▸ **Requirements**
Repeat, exactly and only, the lines from the beginning of the data through the line with "300, 330, 477]". Pictures are left out.

▸ **Supplied information**
•••••

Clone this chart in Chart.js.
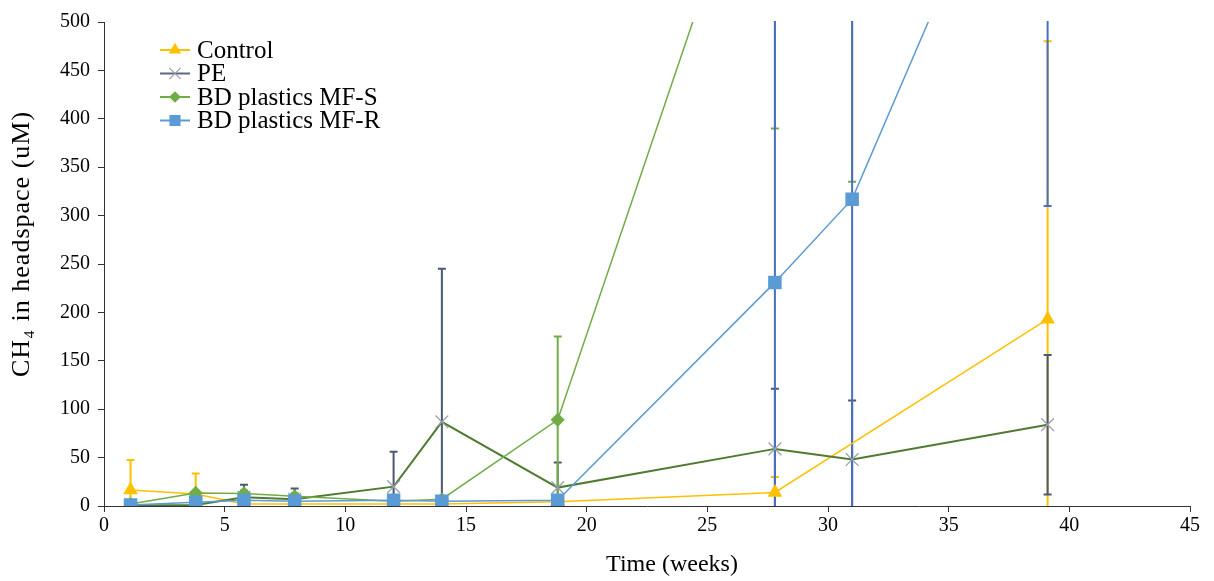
<!DOCTYPE html>
<html>
<head>
<meta charset="utf-8">
<script src="https://cdn.jsdelivr.net/npm/chart.js@4"></script>
<style>
  body { margin: 0; background: #fff; }
</style>
</head>
<body>
<canvas id="myChart" width="1214" height="581"></canvas>
<script>
// sampling times (weeks)
const weeks = [1.1, 3.8, 5.8, 7.9, 12, 14, 18.8, 27.8, 31, 39.1]

// CH4 in headspace (uM); values above 500 run off the top
const control    = [16.5, 12.5, 2, 2, 2, 2, 4.5, 14, null, 193]
const controlErr = [31, 21, 1, 1, 1, 1, 1, 16, null, 287]
const pe         = [0.5, 1, 9, 7, 20, 87, 19, 59, 48, 84]
const peErr      = [1, 1, 13, 11, 36, 158, 26, 62, 61, 72]
const mfs        = [2, 13.5, 13, 10, 5, 7, 89, 750, 800, 900]
const mfsErr     = [1, 2, 3, 3, 2, 2, 86, 360, 465, 300]
const mfr        = [1, 4, 6, 5, 6, 5, 6, 231, 317, 787]
const mfrErr     = [1, 1, 1, 1, 1, 1, 1, 300, 330, 477]

const xTicks = [0, 5, 10, 15, 20, 25, 30, 35, 40, 45]
const yTicks = [0, 50, 100, 150, 200, 250, 300, 350, 400, 450, 500]

const xTitle = 'Time (weeks)'
const yTitle = 'CH\u2084 in headspace (uM)'

const serif = "'Liberation Serif', 'Times New Roman', 'DejaVu Serif', serif"

function points(vals) {
    let out = []
    weeks.forEach((w, i) => { if (vals[i] !== null) out.push({x: w, y: vals[i]}) })
    return out
}

// error bars drawn under the markers
const errorBars = {
    id: 'errorBars',
    beforeDatasetsDraw(chart) {
        const ctx = chart.ctx
        const a = chart.chartArea
        const xs = chart.scales.x, ys = chart.scales.y
        ctx.save()
        ctx.beginPath()
        ctx.rect(a.left, a.top - 1, a.right - a.left, a.bottom - a.top + 1)
        ctx.clip()
        chart.data.datasets.forEach(ds => {
            ctx.strokeStyle = ds.errColor
            ctx.lineWidth = 2
            weeks.forEach((w, i) => {
                const v = ds.vals[i], e = ds.errs[i]
                if (v === null || e === null) return
                const px = xs.getPixelForValue(w)
                const top = ys.getPixelForValue(v + e)
                const bot = ys.getPixelForValue(v - e)
                ctx.beginPath()
                ctx.moveTo(px, top); ctx.lineTo(px, bot)
                ctx.moveTo(px - 4, top); ctx.lineTo(px + 4, top)
                ctx.moveTo(px - 4, bot); ctx.lineTo(px + 4, bot)
                ctx.stroke()
            })
        })
        ctx.restore()
    }
}

// legend inside the plot (top left) and the two axis titles
const extras = {
    id: 'extras',
    afterDraw(chart) {
        const ctx = chart.ctx
        ctx.save()
        let y = 50
        chart.data.datasets.forEach(ds => {
            ctx.strokeStyle = ds.legendLine
            ctx.lineWidth = 2
            ctx.beginPath()
            ctx.moveTo(160, y); ctx.lineTo(190, y)
            ctx.stroke()
            ctx.fillStyle = ds.pointBackgroundColor
            ctx.strokeStyle = ds.pointBorderColor
            ctx.lineWidth = 1.2
            Chart.helpers.drawPoint(ctx, {
                pointStyle: ds.pointStyle,
                radius: ds.legendRadius,
                borderWidth: 1.2,
                rotation: 0
            }, 175, y)
            ctx.fillStyle = '#000'
            ctx.font = '25px ' + serif
            ctx.textBaseline = 'middle'
            ctx.textAlign = 'left'
            ctx.fillText(ds.label, 197, y + 1)
            y += 23.5
        })

        ctx.fillStyle = '#000'
        ctx.font = '24px ' + serif
        ctx.textAlign = 'center'
        ctx.textBaseline = 'middle'
        ctx.fillText(xTitle, 672, 565)

        ctx.translate(22, 244)
        ctx.rotate(-Math.PI / 2)
        ctx.font = '26px ' + serif
        ctx.letterSpacing = '1px'
        ctx.fillText(yTitle, 0, 0)
        ctx.restore()
    }
}

const chart = new Chart('myChart', {
    type: 'line',
    data: {
        datasets: [
            {
                label: 'Control',
                data: points(control),
                vals: control, errs: controlErr,
                borderColor: '#FFC000',
                backgroundColor: '#FFC000',
                pointBackgroundColor: '#FFC000',
                pointBorderColor: '#FFC000',
                errColor: '#FFC000',
                legendLine: '#FFC000',
                pointStyle: 'triangle',
                pointRadius: 7,
                legendRadius: 6,
                borderWidth: 1.5,
                order: 4
            },
            {
                label: 'PE',
                data: points(pe),
                vals: pe, errs: peErr,
                borderColor: '#4F7B31',
                backgroundColor: '#9AA0AA',
                pointBackgroundColor: '#9AA0AA',
                pointBorderColor: '#9AA0AA',
                errColor: '#4A5872',
                legendLine: '#5A6882',
                pointStyle: 'crossRot',
                pointRadius: 9,
                pointBorderWidth: 1.3,
                legendRadius: 8,
                borderWidth: 2,
                order: 3
            },
            {
                label: 'BD plastics MF-S',
                data: points(mfs),
                vals: mfs, errs: mfsErr,
                borderColor: '#70AD47',
                backgroundColor: '#70AD47',
                pointBackgroundColor: '#70AD47',
                pointBorderColor: '#70AD47',
                errColor: '#70AD47',
                legendLine: '#70AD47',
                pointStyle: 'rectRot',
                pointRadius: 6,
                legendRadius: 5,
                borderWidth: 1.5,
                order: 2
            },
            {
                label: 'BD plastics MF-R',
                data: points(mfr),
                vals: mfr, errs: mfrErr,
                borderColor: '#5B9BD5',
                backgroundColor: '#5B9BD5',
                pointBackgroundColor: '#5B9BD5',
                pointBorderColor: '#5B9BD5',
                errColor: '#4A6FC0',
                legendLine: '#5B9BD5',
                pointStyle: 'rect',
                pointRadius: 8.5,
                legendRadius: 7,
                borderWidth: 1.5,
                order: 1
            }
        ]
    },
    options: {
        responsive: false,
        animation: false,
        layout: { padding: { top: 22, right: 24, left: 0, bottom: 0 } },
        plugins: {
            legend: { display: false },
            tooltip: { enabled: false }
        },
        scales: {
            x: {
                type: 'linear',
                min: 0, max: 45,
                afterBuildTicks: s => { s.ticks = xTicks.map(v => ({value: v})) },
                afterFit: s => { s.height = 75 },
                ticks: { color: '#000', font: { family: serif, size: 20 }, padding: 2, maxRotation: 0 },
                grid: { display: true, drawOnChartArea: false, drawTicks: true, tickLength: 6, color: '#333' },
                border: { display: true, color: '#333', width: 1 }
            },
            y: {
                min: 0, max: 500,
                afterBuildTicks: s => { s.ticks = yTicks.map(v => ({value: v})) },
                afterFit: s => { s.width = 104 },
                ticks: { color: '#000', font: { family: serif, size: 20 }, padding: 8 },
                grid: { display: true, drawOnChartArea: false, drawTicks: true, tickLength: 6, color: '#333' },
                border: { display: true, color: '#333', width: 1 }
            }
        }
    },
    plugins: [errorBars, extras]
})
</script>
</body>
</html>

•••••

▸ **Reply**
Clone this chart in Chart.js.
<!DOCTYPE html>
<html>
<head>
<meta charset="utf-8">
<script src="https://cdn.jsdelivr.net/npm/chart.js@4"></script>
<style>
  body { margin: 0; background: #fff; }
</style>
</head>
<body>
<canvas id="myChart" width="1214" height="581"></canvas>
<script>
// sampling times (weeks)
const weeks = [1.1, 3.8, 5.8, 7.9, 12, 14, 18.8, 27.8, 31, 39.1]

// CH4 in headspace (uM); values above 500 run off the top
const control    = [16.5, 12.5, 2, 2, 2, 2, 4.5, 14, null, 193]
const controlErr = [31, 21, 1, 1, 1, 1, 1, 16, null, 287]
const pe         = [0.5, 1, 9, 7, 20, 87, 19, 59, 48, 84]
const peErr      = [1, 1, 13, 11, 36, 158, 26, 62, 61, 72]
const mfs        = [2, 13.5, 13, 10, 5, 7, 89, 750, 800, 900]
const mfsErr     = [1, 2, 3, 3, 2, 2, 86, 360, 465, 300]
const mfr        = [1, 4, 6, 5, 6, 5, 6, 231, 317, 787]
const mfrErr     = [1, 1, 1, 1, 1, 1, 1, 300, 330, 477]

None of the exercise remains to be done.